Helmut Schmitt hat sich in beiden Verfahren vor Gericht durchgesetzt. Er musste sowohl weiterbeschäftigt als auch wieder als Betriebsrat eingesetzt werden. Bei der BR-Wahl am 3. März 2014 wurden erstmals bei nora systems Listenwahlen durchgeführt. Insgesamt fünf Listen kandidierten. Drei davon waren offensichtlich unternehmernah. Deren Koalition führte nach der Wahl dazu, dass sich die alte Mehrheit trotz des relativen Erfolgs der aktiven KollegInnen um Helmut Schmitt wieder behaupten konnte. Der neue BR-Vorsitzende und sein Stellvertreter sind die Repräsentanten des unternehmernahen Kurses.
Durch die Wahlanfechtung soll die Belegschaft noch einmal die Chance erhalten, in einem demokratischen Verfahren über die Zusammensetzung des BR-Gremiums neu zu bestimmen. Insbesondere die Wahl von Repräsentanten der alten Mehrheit an die BR-Spitze ist auf den Widerspruch großer Teile der Belegschaft gestoßen.
Der Beschluss des Arbeitsgerichts ist noch nicht rechtskräftig. Die BR-Mehrheit hat nun entschieden, die Revision des Urteils durch das Landesarbeitsgericht zu beantragen.
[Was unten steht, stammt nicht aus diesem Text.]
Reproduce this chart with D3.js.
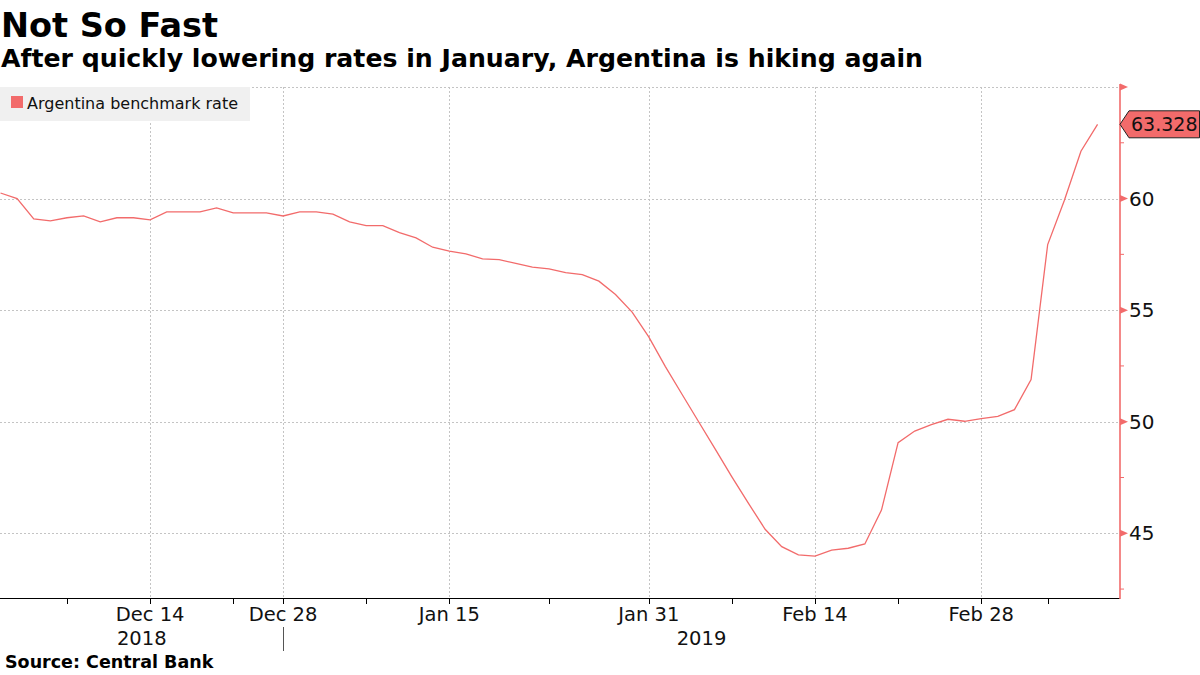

Aufgrund der Eindeutigkeit der Verstöße gegen die Wahlordnung hat die Revision aber keine Chance, den jetzt ausgesprochenen Beschluss zu ändern.
Um eine betriebsratslose Zeit zu vermeiden, hat die BR-Minderheit den sofortigen Rücktritt des Betriebsrats und die Einleitung von Neuwahlen beantragt.
Im Info der BR-Minderheit steht hierzu: „Vor diesem Hintergrund appellieren wir an alle Betriebsratsmitglieder jetzt, durch einen geschlossenen Rücktritt, den Weg freizumachen für eine schnelle Neuwahl, nicht zuletzt auch, um zu verhindern, dass es zu einer betriebsratslosen Zeit kommt. Solange das Urteil noch nicht rechtskräftig ist, kann der Betriebsrat jederzeit geschlossen zurücktreten, um die Neuwahl einzuleiten. Bis zum Abschluss der Wahl bliebe er dann auch im vollen Umfang im Amt. Sollte das Urteil aber rechtskräftig werden, dann würde der Betriebsrat sofort sein Mandat verlieren und es gäbe tatsächlich eine betriebsratslose Zeit bis zur Wahl eines neuen Betriebsrats.“
Der Antrag zum Rücktritt und für die Durchführung von Neuwahlen wurde jedoch von der BR-Mehrheit abgelehnt. Damit geht sie bewusst das Risiko einer betriebsratslosen Zeit ein. Ein Termin für die Entscheidung vor dem Landesarbeitsgericht liegt zur Zeit noch nicht vor. Die Erfahrung zeigt, dass dies aber einige Monate dauern kann.
Wir werden über die weitere Entwicklung berichten.